── INPUT ROWS ──
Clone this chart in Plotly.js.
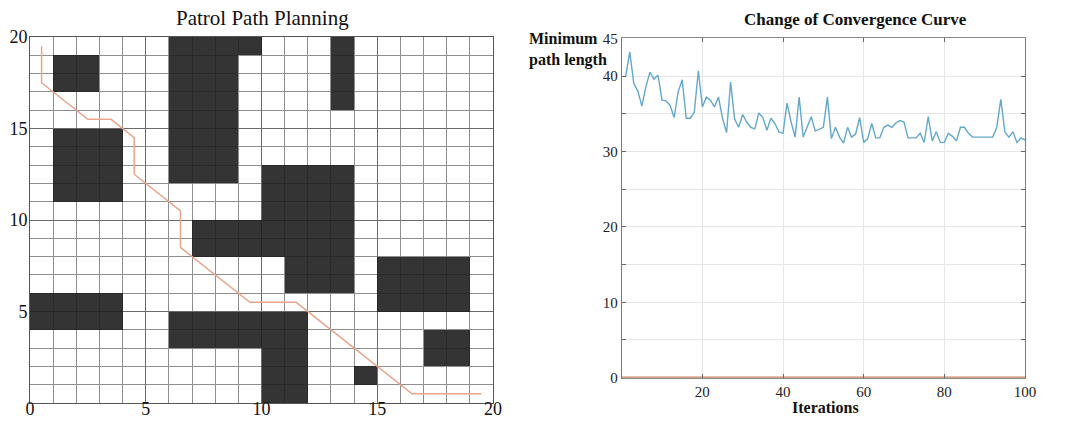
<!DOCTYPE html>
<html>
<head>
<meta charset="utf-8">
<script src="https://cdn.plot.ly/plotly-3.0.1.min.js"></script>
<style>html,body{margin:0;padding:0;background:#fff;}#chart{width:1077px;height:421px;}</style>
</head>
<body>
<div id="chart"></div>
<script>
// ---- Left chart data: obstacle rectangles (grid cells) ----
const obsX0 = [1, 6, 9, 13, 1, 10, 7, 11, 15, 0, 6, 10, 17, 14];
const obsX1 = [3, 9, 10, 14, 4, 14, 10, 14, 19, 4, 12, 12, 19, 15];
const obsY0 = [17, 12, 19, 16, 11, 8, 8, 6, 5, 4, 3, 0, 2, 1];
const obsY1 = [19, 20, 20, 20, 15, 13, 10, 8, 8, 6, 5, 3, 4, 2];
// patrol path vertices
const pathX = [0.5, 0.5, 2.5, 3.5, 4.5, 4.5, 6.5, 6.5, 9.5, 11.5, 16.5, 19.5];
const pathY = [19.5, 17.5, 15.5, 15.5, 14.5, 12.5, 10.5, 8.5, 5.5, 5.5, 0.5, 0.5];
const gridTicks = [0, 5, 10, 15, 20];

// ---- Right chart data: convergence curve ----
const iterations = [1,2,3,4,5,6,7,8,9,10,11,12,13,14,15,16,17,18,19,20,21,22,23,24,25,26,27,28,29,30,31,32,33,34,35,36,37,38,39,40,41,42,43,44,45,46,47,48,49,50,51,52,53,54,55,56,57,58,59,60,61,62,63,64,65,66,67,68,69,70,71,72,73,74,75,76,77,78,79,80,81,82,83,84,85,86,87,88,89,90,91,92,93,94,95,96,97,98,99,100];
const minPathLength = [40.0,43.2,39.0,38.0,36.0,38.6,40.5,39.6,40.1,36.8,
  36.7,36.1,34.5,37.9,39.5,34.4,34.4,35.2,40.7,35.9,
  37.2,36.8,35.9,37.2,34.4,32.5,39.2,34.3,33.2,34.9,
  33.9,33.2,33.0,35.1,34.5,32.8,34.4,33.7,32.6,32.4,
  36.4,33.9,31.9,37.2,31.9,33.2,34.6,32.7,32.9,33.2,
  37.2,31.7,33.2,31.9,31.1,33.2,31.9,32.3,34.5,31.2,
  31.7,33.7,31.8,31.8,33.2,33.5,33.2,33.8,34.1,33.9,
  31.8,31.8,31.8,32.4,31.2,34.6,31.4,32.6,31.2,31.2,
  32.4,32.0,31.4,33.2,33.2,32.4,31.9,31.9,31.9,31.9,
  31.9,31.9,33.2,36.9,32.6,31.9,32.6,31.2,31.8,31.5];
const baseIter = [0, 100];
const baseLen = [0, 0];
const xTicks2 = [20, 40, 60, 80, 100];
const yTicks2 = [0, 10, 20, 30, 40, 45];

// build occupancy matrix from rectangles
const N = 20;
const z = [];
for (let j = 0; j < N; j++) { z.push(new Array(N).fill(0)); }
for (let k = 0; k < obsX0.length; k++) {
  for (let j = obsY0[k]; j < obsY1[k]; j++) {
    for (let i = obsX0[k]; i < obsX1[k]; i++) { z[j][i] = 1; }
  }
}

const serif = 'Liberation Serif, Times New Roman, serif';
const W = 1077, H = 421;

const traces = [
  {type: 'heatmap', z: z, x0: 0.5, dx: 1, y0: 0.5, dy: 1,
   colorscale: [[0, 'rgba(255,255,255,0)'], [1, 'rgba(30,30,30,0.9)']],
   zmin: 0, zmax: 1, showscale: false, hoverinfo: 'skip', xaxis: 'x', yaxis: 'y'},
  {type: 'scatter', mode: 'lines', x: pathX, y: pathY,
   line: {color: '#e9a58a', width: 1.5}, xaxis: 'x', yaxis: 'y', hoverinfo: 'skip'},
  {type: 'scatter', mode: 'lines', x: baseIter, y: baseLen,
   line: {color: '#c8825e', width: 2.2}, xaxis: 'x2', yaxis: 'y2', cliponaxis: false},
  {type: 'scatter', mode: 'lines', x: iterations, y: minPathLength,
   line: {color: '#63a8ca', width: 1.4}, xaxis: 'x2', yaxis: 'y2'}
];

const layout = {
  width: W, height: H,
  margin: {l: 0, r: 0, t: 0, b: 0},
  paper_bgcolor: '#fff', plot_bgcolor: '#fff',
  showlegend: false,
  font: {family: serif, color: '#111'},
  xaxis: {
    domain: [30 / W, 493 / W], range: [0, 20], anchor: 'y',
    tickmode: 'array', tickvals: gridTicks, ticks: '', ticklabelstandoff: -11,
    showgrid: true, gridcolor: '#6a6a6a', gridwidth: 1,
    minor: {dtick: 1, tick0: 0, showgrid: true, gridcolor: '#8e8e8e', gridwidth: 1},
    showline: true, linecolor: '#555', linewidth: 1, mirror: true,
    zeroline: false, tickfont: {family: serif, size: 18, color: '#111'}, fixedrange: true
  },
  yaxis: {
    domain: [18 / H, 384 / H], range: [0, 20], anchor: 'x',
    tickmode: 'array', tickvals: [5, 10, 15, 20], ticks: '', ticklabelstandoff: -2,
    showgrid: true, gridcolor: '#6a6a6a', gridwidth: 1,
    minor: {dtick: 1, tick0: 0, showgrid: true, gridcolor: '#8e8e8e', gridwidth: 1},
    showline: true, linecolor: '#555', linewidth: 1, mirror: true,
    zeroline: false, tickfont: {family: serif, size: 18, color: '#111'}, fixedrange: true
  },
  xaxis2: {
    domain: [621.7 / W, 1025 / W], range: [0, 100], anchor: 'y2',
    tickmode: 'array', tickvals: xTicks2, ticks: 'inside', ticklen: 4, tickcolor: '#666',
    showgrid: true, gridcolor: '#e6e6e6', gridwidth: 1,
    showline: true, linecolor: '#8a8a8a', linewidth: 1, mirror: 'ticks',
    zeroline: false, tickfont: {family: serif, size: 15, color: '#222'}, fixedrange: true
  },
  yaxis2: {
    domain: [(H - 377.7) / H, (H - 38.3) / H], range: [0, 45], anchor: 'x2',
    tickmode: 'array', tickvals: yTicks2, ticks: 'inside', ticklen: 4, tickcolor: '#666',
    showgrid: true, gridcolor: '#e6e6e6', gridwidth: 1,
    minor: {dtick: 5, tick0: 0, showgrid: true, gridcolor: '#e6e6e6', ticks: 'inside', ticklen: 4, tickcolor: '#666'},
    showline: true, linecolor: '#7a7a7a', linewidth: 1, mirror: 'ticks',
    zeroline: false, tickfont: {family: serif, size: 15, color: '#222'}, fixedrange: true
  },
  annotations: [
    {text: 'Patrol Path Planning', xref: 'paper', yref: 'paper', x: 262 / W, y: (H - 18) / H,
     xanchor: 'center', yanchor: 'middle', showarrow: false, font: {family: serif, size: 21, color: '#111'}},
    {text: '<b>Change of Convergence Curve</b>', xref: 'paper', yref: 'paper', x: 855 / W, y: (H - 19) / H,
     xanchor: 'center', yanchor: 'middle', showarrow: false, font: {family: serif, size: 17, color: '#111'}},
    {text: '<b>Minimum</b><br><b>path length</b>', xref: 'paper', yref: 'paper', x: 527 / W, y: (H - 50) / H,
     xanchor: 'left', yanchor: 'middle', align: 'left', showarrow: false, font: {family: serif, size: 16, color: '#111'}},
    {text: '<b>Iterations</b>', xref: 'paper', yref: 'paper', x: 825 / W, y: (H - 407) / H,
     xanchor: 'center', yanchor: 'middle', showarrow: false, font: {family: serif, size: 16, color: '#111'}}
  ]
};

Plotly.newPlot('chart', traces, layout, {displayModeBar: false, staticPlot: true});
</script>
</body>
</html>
───
── INPUT ROWS ──
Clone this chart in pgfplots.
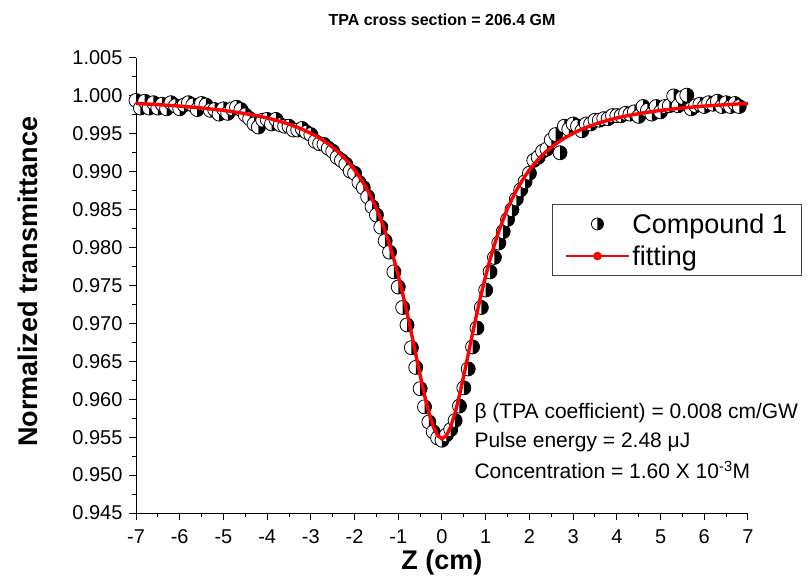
───
AIM
In the listing above, find the line with "Clone this chart in Plotly.js." and the line with "const gridTicks = [0, 5, 10, 15, 20];". Set down exactly those lines and everything between them, skipping pictures.

RESPONSE TO THIS TASK
Clone this chart in Plotly.js.
<!DOCTYPE html>
<html>
<head>
<meta charset="utf-8">
<script src="https://cdn.plot.ly/plotly-3.0.1.min.js"></script>
<style>html,body{margin:0;padding:0;background:#fff;}#chart{width:1077px;height:421px;}</style>
</head>
<body>
<div id="chart"></div>
<script>
// ---- Left chart data: obstacle rectangles (grid cells) ----
const obsX0 = [1, 6, 9, 13, 1, 10, 7, 11, 15, 0, 6, 10, 17, 14];
const obsX1 = [3, 9, 10, 14, 4, 14, 10, 14, 19, 4, 12, 12, 19, 15];
const obsY0 = [17, 12, 19, 16, 11, 8, 8, 6, 5, 4, 3, 0, 2, 1];
const obsY1 = [19, 20, 20, 20, 15, 13, 10, 8, 8, 6, 5, 3, 4, 2];
// patrol path vertices
const pathX = [0.5, 0.5, 2.5, 3.5, 4.5, 4.5, 6.5, 6.5, 9.5, 11.5, 16.5, 19.5];
const pathY = [19.5, 17.5, 15.5, 15.5, 14.5, 12.5, 10.5, 8.5, 5.5, 5.5, 0.5, 0.5];
const gridTicks = [0, 5, 10, 15, 20];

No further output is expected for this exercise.